A teologia da libertação está viva

A Teologia da Libertação está na vida concreta das pessoas e das comunidades. Isso não se consegue destruir de um dia pro outro. E se faz e acontece em práticas e ações de fé e política, caminhando com e sem a paróquia, com e sem a diocese, avançando na mística do povo e tornando viva a fé.

O Papa Bento XVI passou pelo Brasil como um vendaval: multidões nas ruas, cobertura da mídia, debates provocados, questionamentos mil, artigos, entrevistas e reflexões de todos os calibres e origens.

A igreja católica está ficando conservadora, depois dos ventos de abertura do Vaticano II, num contexto em que a onda neoliberal e seus valores seduziram o mundo nas últimas décadas: os novos bispos (os estudantes da minha geração, dos tempos da Faculdade de Teologia, estão sendo nomeados, quase invariavelmente o que então eram os mais conservadores), a formação nos seminários, a secundarização das pastorais sociais, o reforço a pastorais setoriais em geral assistencialistas e que não questionam a estrutura econômica, social e cultural capitalista, os conteúdos moralistas. Tudo revela uma igreja voltada para dentro de si, para sua estrutura interna, para uma relação direta com Deus, sem a mediação do mundo e da realidade, ou então numa mediação a-crítica. Busca-se reunir massas e multidões falando-lhes apenas ao espírito como se este fosse desencarnado, pairasse no ar, fora das estruturas sociais injustas, estivesse além dos problemas da fome, da miséria, despreocupado com a justiça e a solidariedade evangélicas.

Mas se você anda pelo Brasil, descobre muita vitalidade, que nenhum padre, bispo ou religioso conseguem abafar. Leigos e leigas, militantes e lutadores organizados em grupos e comunidades onde vivem sua fé engajada nas lutas e comprometida com os problemas cotidianos do povo, especialmente o mais pobre. Quantas vezes chego em encontros da Rede TALHER de Educação Cidadã, que a partir do governo federal busca mobilizar e conscientizar os empobrecidos, desencadear processos formativos e organizativos, e sou surpreendido com liturgias, a oração do Pai Nosso, a leitura do Evangelho, a manifestação explícita da fé, como se fé e vida não se separassem, como se o Evangelho fosse parte integrante e constituinte do dia a dia.

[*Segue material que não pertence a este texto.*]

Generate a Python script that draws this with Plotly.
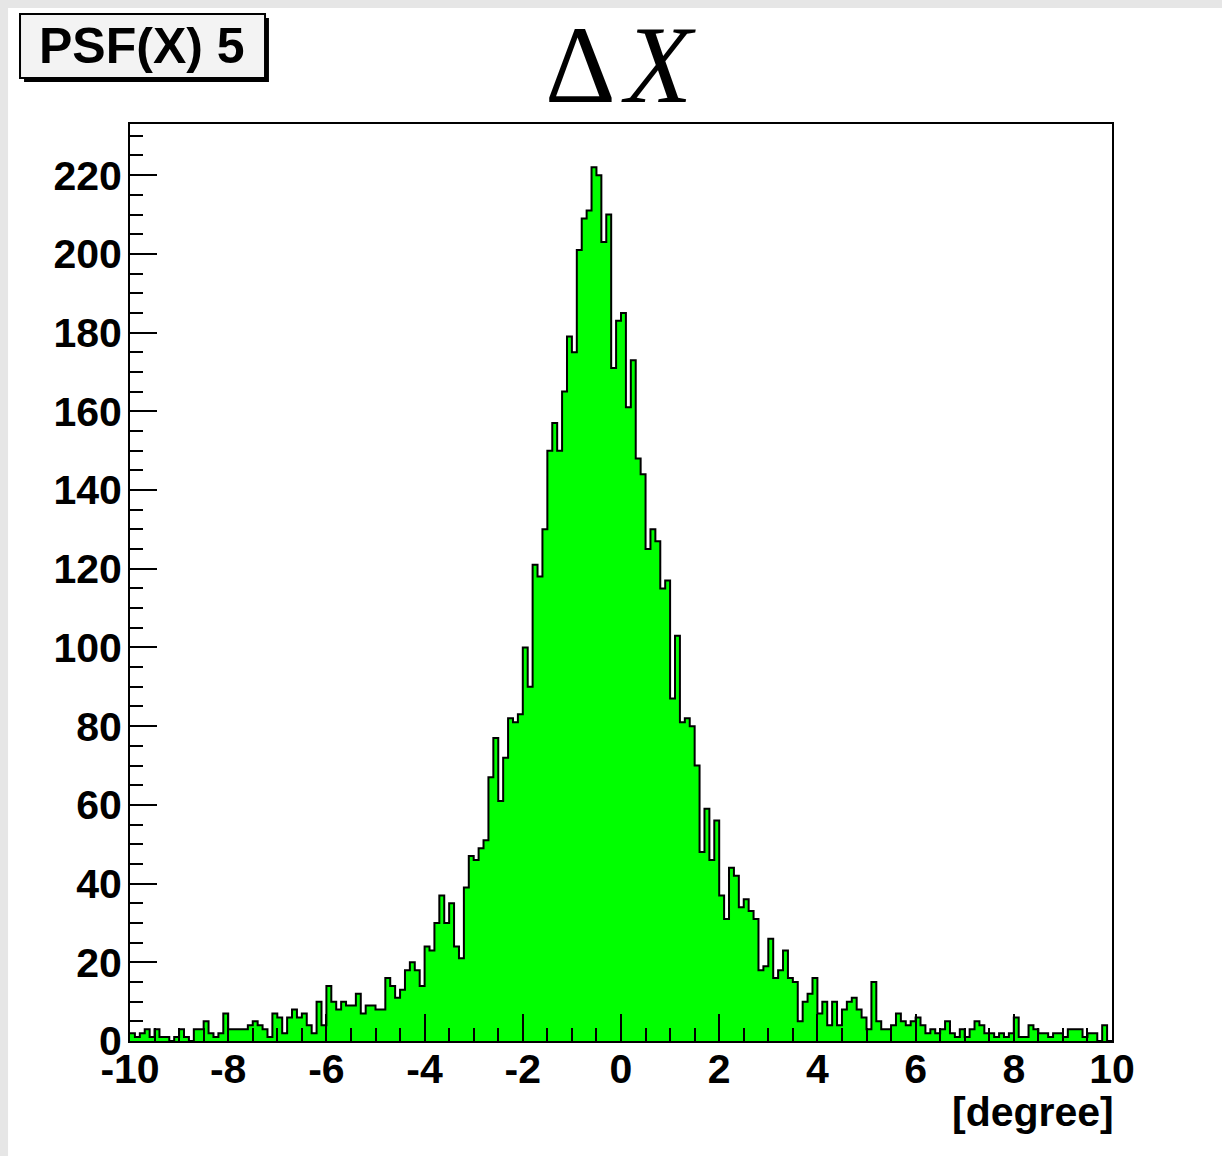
import numpy as np
import plotly.graph_objects as go

# ---- data (200 bins of 0.1 deg from -10 to 10) ----
x_low = -10.0
x_high = 10.0
bin_width = 0.1

counts_m10_m6 = [2, 1, 2, 3, 1, 3, 1, 1, 0, 1, 3, 1, 0, 3, 3, 5, 2, 1, 2, 7,
                 3, 3, 3, 3, 4, 5, 4, 3, 1, 7, 6, 2, 6, 8, 6, 7, 4, 2, 10, 4]
counts_m6_m3 = [14, 10, 8, 10, 9, 9, 12, 7, 9, 9, 8, 8, 16, 14, 11, 13, 18, 20, 18, 14,
                24, 23, 30, 37, 30, 35, 24, 21, 39, 47]
counts_m3_0 = [46, 49, 51, 67, 77, 61, 72, 82, 81, 83, 100, 90, 121, 118, 130, 150,
               157, 150, 165, 179, 175, 201, 209, 211, 222, 220, 203, 210, 171, 183]
counts_0_35 = [185, 161, 173, 148, 144, 125, 130, 127, 115, 117, 87, 103, 81, 82, 80,
               70, 48, 59, 46, 56, 37, 31, 44, 42, 34, 36, 33, 31, 18, 19, 26, 16, 18, 23, 16, 15]
counts_35_6 = [5, 10, 12, 16, 7, 10, 4, 10, 4, 8, 10, 11, 8, 6, 3, 15, 5, 3, 3, 4, 7, 5, 4, 5, 6]
counts_6_10 = [4, 2, 3, 2, 3, 5, 2, 1, 3, 1, 3, 5, 4, 2, 2, 1, 2, 1, 2, 6,
               1, 1, 4, 3, 2, 2, 1, 2, 2, 1, 3, 3, 3, 1, 2, 2, 0, 4, 0]

counts = counts_m10_m6 + counts_m6_m3 + counts_m3_0 + counts_0_35 + counts_35_6 + counts_6_10

x_tick_vals = [-10, -8, -6, -4, -2, 0, 2, 4, 6, 8, 10]
x_tick_text = ["-10", "-8", "-6", "-4", "-2", "0", "2", "4", "6", "8", "10"]
y_tick_vals = [0, 20, 40, 60, 80, 100, 120, 140, 160, 180, 200, 220]

title_text = "Δ\u200a<i>X</i>"
box_text = "PSF(X) 5"
x_label = "[degree]"

# ---- figure ----
n_bins = len(counts)
edges = np.round(x_low + bin_width * np.arange(n_bins + 1), 3)
step_y = counts + [counts[-1]]

fig = go.Figure()
fig.add_trace(go.Scatter(
    x=edges, y=step_y, mode="lines", line_shape="hv",
    fill="tozeroy", fillcolor="#00ff00",
    line=dict(color="black", width=2), hoverinfo="skip"))

tickfont = dict(family="Liberation Sans, Arial, sans-serif", size=41, color="black", weight="bold")

fig.update_layout(
    width=1222, height=1156,
    margin=dict(l=130, r=110, t=124, b=115),
    paper_bgcolor="white", plot_bgcolor="white",
    showlegend=False,
    xaxis=dict(range=[x_low, x_high], tickvals=x_tick_vals, ticktext=x_tick_text,
               ticks="inside", ticklen=27, tickwidth=2, tickcolor="black",
               showline=True, linewidth=2, linecolor="black", mirror=True,
               showgrid=False, zeroline=False, tickfont=tickfont,
               ticklabelstandoff=-9,
               minor=dict(dtick=0.5, tick0=0, ticks="inside", ticklen=13, tickwidth=2,
                          tickcolor="black", showgrid=False)),
    yaxis=dict(range=[0, 233], tickvals=y_tick_vals,
               ticks="inside", ticklen=27, tickwidth=2, tickcolor="black",
               showline=True, linewidth=2, linecolor="black", mirror=True,
               showgrid=False, zeroline=False, tickfont=tickfont,
               ticklabelstandoff=-2,
               minor=dict(dtick=5, tick0=0, ticks="inside", ticklen=13, tickwidth=2,
                          tickcolor="black", showgrid=False)),
)

# page border shading (left and top strips)
fig.add_shape(type="rect", xref="paper", yref="paper", x0=-0.1324, x1=-0.1242, y0=-0.126, y1=1.1352,
              fillcolor="#e6e6e6", line_width=0, layer="below")
fig.add_shape(type="rect", xref="paper", yref="paper", x0=-0.1324, x1=1.112, y0=1.1265, y1=1.1352,
              fillcolor="#e6e6e6", line_width=0, layer="below")

# PSF label box with shadow
fig.add_shape(type="rect", xref="paper", yref="paper", x0=-0.1079, x1=0.1415, y0=1.0458, y1=1.1156,
              fillcolor="black", line_width=0)
fig.add_shape(type="rect", xref="paper", yref="paper", x0=-0.1120, x1=0.1375, y0=1.0502, y1=1.1200,
              fillcolor="#f3f3f3", line=dict(color="black", width=2))
fig.add_annotation(text=box_text, xref="paper", yref="paper", x=0.0127, y=1.0851,
                   xanchor="center", yanchor="middle", showarrow=False,
                   font=dict(family="Liberation Sans, Arial, sans-serif", size=50, color="black", weight="bold"))

# title
fig.add_annotation(text=title_text, xref="paper", yref="paper", x=0.4996, y=1.064,
                   xanchor="center", yanchor="middle", showarrow=False,
                   font=dict(family="Liberation Serif, Times New Roman, serif", size=110, color="black"))

# x-axis label
fig.add_annotation(text=x_label, xref="paper", yref="paper", x=1.004, y=-0.077,
                   xanchor="right", yanchor="middle", showarrow=False,
                   font=dict(family="Liberation Sans, Arial, sans-serif", size=41, color="black", weight="bold"))

fig.write_html("out.html")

Na base da sociedade, a fé conduz as ações da economia solidária, da construção das cisternas, da animação de grupos de jovens e de organizações locais, da presença nos órgãos de controle social do Estado, das ações de solidariedade.

A Teologia da Libertação está na vida concreta das pessoas e das comunidades. Isso não se consegue destruir de um dia pro outro. E se faz e acontece em práticas e ações de fé e política, caminhando com e sem a paróquia, com e sem a diocese, avançando na mística do povo e tornando viva a fé.

Hoje esta caminhada estende-se ou reestende-se à América Latina e do Sul, quando esta vive seu momento mais alto de soberania e afirmação nacional. Estas experiências de governos comprometidos com a maioria do povo, que não são as mesmas em cada país, surgiram no contexto da Teologia da Libertação, têm lá suas raízes mais profundas e apontam um rumo de justiça social e emancipação, coisa que nunca se deu neste nível no continente latino-americano, chamado por Bento XVI (não necessariamente pelas mesmas razões e conteúdo) de o Continente da Esperança, o que ele efetivamente é. Não é por outro motivo que o Movimento Fé e Política prepara seu 6º Encontro para 10 e 11 de novembro em Nova Iguaçu, Rio de Janeiro, com o tema PELOS CAMINHOS DA AMÉRICA LATINA, UMA NOVA TERRA.

A história faz-se às vezes como ondas que vão e vêm. Mas nunca se consegue destruir os ventos da libertação e a palavra profética, a coragem de enfrentar os poderes, anunciar a justiça e construir a solidariedade. Sempre há um São Francisco, um Bartolomeu de las Casas, um D. Oscar Romero, sempre surge um Santo Dias, um Chico Mendes, uma Dorothy Stang. Ou um D. Luciano Mendes de Almeida, um Adriano Hypólito, um Ivo Lorscheiter, um Helder Câmara, que foram, cada um a seu tempo, portadores do novo e protagonistas do futuro. E sempre de novo surgem os mártires do povo, muitos dos quais nunca vai se ouvir falar, mas que no chão da vida doam seu sangue por um novo céu e uma nova terra, pelo Reino.